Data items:
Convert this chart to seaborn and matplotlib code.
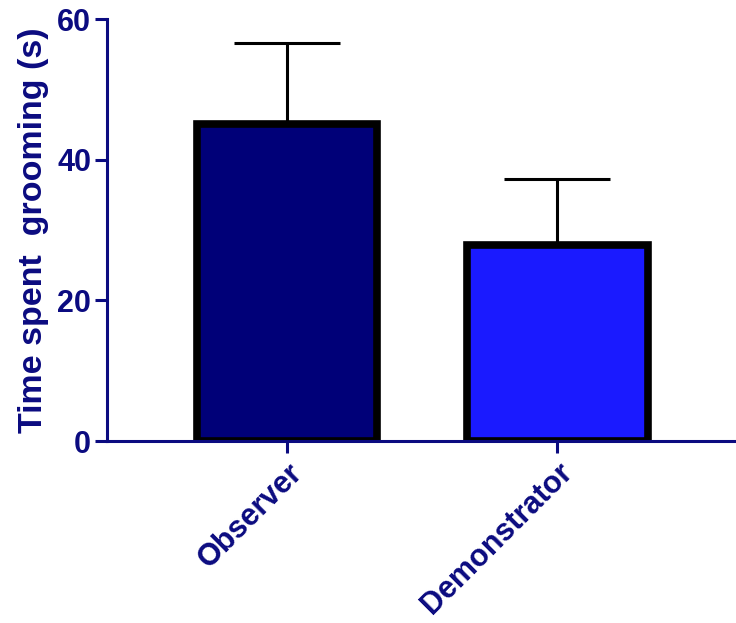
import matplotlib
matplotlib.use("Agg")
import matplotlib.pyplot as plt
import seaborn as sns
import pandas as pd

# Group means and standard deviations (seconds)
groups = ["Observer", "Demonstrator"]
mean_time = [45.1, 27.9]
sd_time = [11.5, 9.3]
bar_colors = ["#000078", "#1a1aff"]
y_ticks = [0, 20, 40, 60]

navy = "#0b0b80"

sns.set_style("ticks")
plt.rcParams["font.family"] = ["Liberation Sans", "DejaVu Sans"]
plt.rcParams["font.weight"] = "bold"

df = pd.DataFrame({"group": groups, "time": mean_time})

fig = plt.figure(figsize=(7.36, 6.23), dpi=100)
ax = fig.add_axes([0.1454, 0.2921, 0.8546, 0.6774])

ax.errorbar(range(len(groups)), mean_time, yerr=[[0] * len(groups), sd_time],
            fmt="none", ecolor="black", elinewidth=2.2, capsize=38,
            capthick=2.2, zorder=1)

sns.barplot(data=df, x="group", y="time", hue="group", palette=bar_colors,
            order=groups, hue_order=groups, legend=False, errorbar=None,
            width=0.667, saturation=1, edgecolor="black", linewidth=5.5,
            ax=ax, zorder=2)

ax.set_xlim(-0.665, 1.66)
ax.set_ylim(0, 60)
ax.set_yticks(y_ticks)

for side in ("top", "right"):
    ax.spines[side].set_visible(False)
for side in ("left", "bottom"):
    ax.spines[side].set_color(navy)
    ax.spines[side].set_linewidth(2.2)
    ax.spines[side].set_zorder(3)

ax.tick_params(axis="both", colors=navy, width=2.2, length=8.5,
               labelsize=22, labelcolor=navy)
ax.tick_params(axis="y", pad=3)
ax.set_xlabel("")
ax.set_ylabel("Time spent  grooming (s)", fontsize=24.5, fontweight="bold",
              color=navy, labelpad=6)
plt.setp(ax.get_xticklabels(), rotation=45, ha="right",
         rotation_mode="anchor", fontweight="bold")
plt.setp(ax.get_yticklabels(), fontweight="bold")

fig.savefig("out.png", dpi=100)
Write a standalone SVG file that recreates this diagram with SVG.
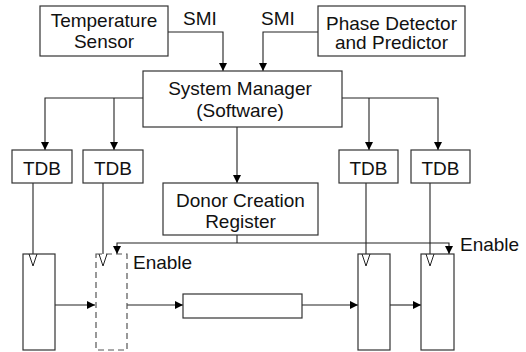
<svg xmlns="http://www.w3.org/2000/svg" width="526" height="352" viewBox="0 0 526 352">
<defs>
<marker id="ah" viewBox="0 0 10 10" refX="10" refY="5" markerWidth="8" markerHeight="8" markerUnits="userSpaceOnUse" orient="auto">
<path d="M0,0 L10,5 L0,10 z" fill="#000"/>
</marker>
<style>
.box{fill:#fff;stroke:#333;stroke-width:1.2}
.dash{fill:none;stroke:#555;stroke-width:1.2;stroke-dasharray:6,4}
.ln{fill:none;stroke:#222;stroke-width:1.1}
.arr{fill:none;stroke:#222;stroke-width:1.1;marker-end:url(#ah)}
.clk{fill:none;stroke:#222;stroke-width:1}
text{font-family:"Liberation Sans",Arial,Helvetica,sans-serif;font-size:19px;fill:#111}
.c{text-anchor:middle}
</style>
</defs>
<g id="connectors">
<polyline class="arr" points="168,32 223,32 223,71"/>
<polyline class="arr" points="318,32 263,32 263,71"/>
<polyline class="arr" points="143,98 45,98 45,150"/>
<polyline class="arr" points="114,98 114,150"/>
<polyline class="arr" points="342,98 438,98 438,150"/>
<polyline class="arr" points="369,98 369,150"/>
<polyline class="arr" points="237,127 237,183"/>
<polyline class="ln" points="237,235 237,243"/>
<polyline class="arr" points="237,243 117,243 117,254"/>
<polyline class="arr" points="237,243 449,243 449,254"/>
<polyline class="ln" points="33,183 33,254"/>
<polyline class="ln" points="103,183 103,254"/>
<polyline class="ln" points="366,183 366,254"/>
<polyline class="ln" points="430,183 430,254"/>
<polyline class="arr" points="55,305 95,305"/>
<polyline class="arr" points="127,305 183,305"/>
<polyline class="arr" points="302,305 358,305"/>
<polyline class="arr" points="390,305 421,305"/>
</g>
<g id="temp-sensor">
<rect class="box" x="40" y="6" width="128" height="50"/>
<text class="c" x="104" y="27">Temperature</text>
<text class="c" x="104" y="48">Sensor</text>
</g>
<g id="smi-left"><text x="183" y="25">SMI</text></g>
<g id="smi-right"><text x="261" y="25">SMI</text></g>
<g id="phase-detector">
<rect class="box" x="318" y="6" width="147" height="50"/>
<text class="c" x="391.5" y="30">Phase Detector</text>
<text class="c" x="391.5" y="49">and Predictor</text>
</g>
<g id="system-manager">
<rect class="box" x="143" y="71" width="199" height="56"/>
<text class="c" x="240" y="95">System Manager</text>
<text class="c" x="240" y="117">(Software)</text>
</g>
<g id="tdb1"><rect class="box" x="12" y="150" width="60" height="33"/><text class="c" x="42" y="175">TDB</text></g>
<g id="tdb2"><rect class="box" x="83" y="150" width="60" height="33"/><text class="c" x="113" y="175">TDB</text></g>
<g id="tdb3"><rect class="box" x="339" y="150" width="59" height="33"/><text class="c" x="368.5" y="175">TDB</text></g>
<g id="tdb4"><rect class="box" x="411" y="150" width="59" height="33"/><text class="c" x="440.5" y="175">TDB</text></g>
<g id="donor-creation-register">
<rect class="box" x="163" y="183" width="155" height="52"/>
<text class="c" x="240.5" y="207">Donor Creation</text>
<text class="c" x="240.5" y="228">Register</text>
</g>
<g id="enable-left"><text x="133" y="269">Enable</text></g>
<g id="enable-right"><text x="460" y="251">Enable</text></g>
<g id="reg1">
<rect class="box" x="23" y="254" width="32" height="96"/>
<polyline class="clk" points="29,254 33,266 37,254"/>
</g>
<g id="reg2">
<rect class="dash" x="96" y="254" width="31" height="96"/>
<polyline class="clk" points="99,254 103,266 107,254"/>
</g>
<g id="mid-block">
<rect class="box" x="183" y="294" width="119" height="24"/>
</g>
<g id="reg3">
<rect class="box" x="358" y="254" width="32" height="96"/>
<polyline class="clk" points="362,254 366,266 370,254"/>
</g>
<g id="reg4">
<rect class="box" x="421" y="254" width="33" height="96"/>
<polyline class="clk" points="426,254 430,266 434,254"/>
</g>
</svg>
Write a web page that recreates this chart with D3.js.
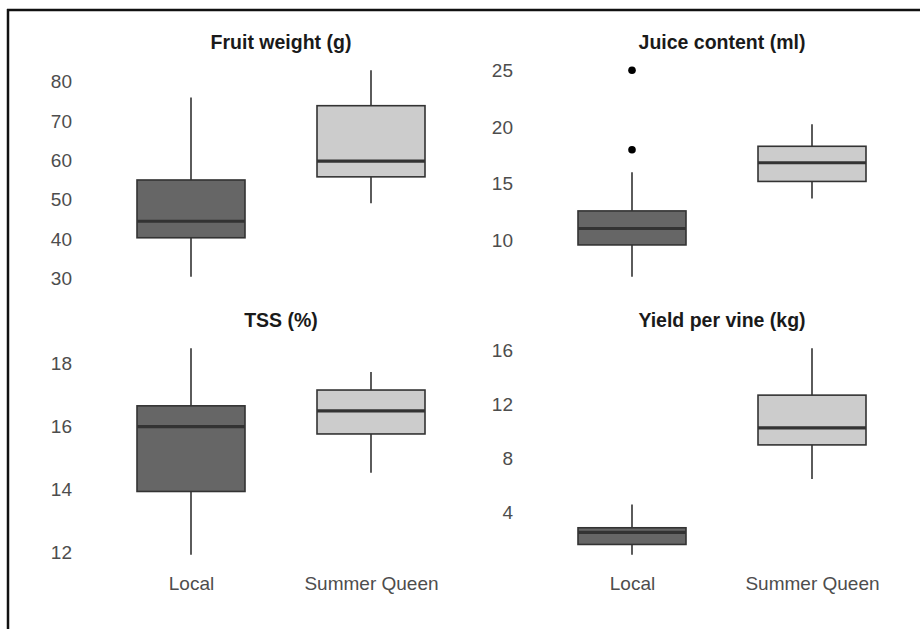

- [Requirements]
Reproduce all of the data exactly, omitting each picture it holds.

- [Result for this exercise]
Convert this chart to seaborn and matplotlib code.
import matplotlib
matplotlib.use("Agg")
import matplotlib.pyplot as plt
import seaborn as sns
import pandas as pd

# Group means and standard deviations (seconds)
groups = ["Observer", "Demonstrator"]
mean_time = [45.1, 27.9]
sd_time = [11.5, 9.3]
bar_colors = ["#000078", "#1a1aff"]
y_ticks = [0, 20, 40, 60]

navy = "#0b0b80"

sns.set_style("ticks")
plt.rcParams["font.family"] = ["Liberation Sans", "DejaVu Sans"]
plt.rcParams["font.weight"] = "bold"

df = pd.DataFrame({"group": groups, "time": mean_time})

fig = plt.figure(figsize=(7.36, 6.23), dpi=100)
ax = fig.add_axes([0.1454, 0.2921, 0.8546, 0.6774])

ax.errorbar(range(len(groups)), mean_time, yerr=[[0] * len(groups), sd_time],
            fmt="none", ecolor="black", elinewidth=2.2, capsize=38,
            capthick=2.2, zorder=1)

sns.barplot(data=df, x="group", y="time", hue="group", palette=bar_colors,
            order=groups, hue_order=groups, legend=False, errorbar=None,
            width=0.667, saturation=1, edgecolor="black", linewidth=5.5,
            ax=ax, zorder=2)

ax.set_xlim(-0.665, 1.66)
ax.set_ylim(0, 60)
ax.set_yticks(y_ticks)

for side in ("top", "right"):
    ax.spines[side].set_visible(False)
for side in ("left", "bottom"):
    ax.spines[side].set_color(navy)
    ax.spines[side].set_linewidth(2.2)
    ax.spines[side].set_zorder(3)

ax.tick_params(axis="both", colors=navy, width=2.2, length=8.5,
               labelsize=22, labelcolor=navy)
ax.tick_params(axis="y", pad=3)
ax.set_xlabel("")
ax.set_ylabel("Time spent  grooming (s)", fontsize=24.5, fontweight="bold",
              color=navy, labelpad=6)
plt.setp(ax.get_xticklabels(), rotation=45, ha="right",
         rotation_mode="anchor", fontweight="bold")
plt.setp(ax.get_yticklabels(), fontweight="bold")

fig.savefig("out.png", dpi=100)
Write a standalone SVG file that recreates this diagram with SVG.
<svg xmlns="http://www.w3.org/2000/svg" width="526" height="352" viewBox="0 0 526 352">
<defs>
<marker id="ah" viewBox="0 0 10 10" refX="10" refY="5" markerWidth="8" markerHeight="8" markerUnits="userSpaceOnUse" orient="auto">
<path d="M0,0 L10,5 L0,10 z" fill="#000"/>
</marker>
<style>
.box{fill:#fff;stroke:#333;stroke-width:1.2}
.dash{fill:none;stroke:#555;stroke-width:1.2;stroke-dasharray:6,4}
.ln{fill:none;stroke:#222;stroke-width:1.1}
.arr{fill:none;stroke:#222;stroke-width:1.1;marker-end:url(#ah)}
.clk{fill:none;stroke:#222;stroke-width:1}
text{font-family:"Liberation Sans",Arial,Helvetica,sans-serif;font-size:19px;fill:#111}
.c{text-anchor:middle}
</style>
</defs>
<g id="connectors">
<polyline class="arr" points="168,32 223,32 223,71"/>
<polyline class="arr" points="318,32 263,32 263,71"/>
<polyline class="arr" points="143,98 45,98 45,150"/>
<polyline class="arr" points="114,98 114,150"/>
<polyline class="arr" points="342,98 438,98 438,150"/>
<polyline class="arr" points="369,98 369,150"/>
<polyline class="arr" points="237,127 237,183"/>
<polyline class="ln" points="237,235 237,243"/>
<polyline class="arr" points="237,243 117,243 117,254"/>
<polyline class="arr" points="237,243 449,243 449,254"/>
<polyline class="ln" points="33,183 33,254"/>
<polyline class="ln" points="103,183 103,254"/>
<polyline class="ln" points="366,183 366,254"/>
<polyline class="ln" points="430,183 430,254"/>
<polyline class="arr" points="55,305 95,305"/>
<polyline class="arr" points="127,305 183,305"/>
<polyline class="arr" points="302,305 358,305"/>
<polyline class="arr" points="390,305 421,305"/>
</g>
<g id="temp-sensor">
<rect class="box" x="40" y="6" width="128" height="50"/>
<text class="c" x="104" y="27">Temperature</text>
<text class="c" x="104" y="48">Sensor</text>
</g>
<g id="smi-left"><text x="183" y="25">SMI</text></g>
<g id="smi-right"><text x="261" y="25">SMI</text></g>
<g id="phase-detector">
<rect class="box" x="318" y="6" width="147" height="50"/>
<text class="c" x="391.5" y="30">Phase Detector</text>
<text class="c" x="391.5" y="49">and Predictor</text>
</g>
<g id="system-manager">
<rect class="box" x="143" y="71" width="199" height="56"/>
<text class="c" x="240" y="95">System Manager</text>
<text class="c" x="240" y="117">(Software)</text>
</g>
<g id="tdb1"><rect class="box" x="12" y="150" width="60" height="33"/><text class="c" x="42" y="175">TDB</text></g>
<g id="tdb2"><rect class="box" x="83" y="150" width="60" height="33"/><text class="c" x="113" y="175">TDB</text></g>
<g id="tdb3"><rect class="box" x="339" y="150" width="59" height="33"/><text class="c" x="368.5" y="175">TDB</text></g>
<g id="tdb4"><rect class="box" x="411" y="150" width="59" height="33"/><text class="c" x="440.5" y="175">TDB</text></g>
<g id="donor-creation-register">
<rect class="box" x="163" y="183" width="155" height="52"/>
<text class="c" x="240.5" y="207">Donor Creation</text>
<text class="c" x="240.5" y="228">Register</text>
</g>
<g id="enable-left"><text x="133" y="269">Enable</text></g>
<g id="enable-right"><text x="460" y="251">Enable</text></g>
<g id="reg1">
<rect class="box" x="23" y="254" width="32" height="96"/>
<polyline class="clk" points="29,254 33,266 37,254"/>
</g>
<g id="reg2">
<rect class="dash" x="96" y="254" width="31" height="96"/>
<polyline class="clk" points="99,254 103,266 107,254"/>
</g>
<g id="mid-block">
<rect class="box" x="183" y="294" width="119" height="24"/>
</g>
<g id="reg3">
<rect class="box" x="358" y="254" width="32" height="96"/>
<polyline class="clk" points="362,254 366,266 370,254"/>
</g>
<g id="reg4">
<rect class="box" x="421" y="254" width="33" height="96"/>
<polyline class="clk" points="426,254 430,266 434,254"/>
</g>
</svg>
Write a web page that recreates this chart with D3.js.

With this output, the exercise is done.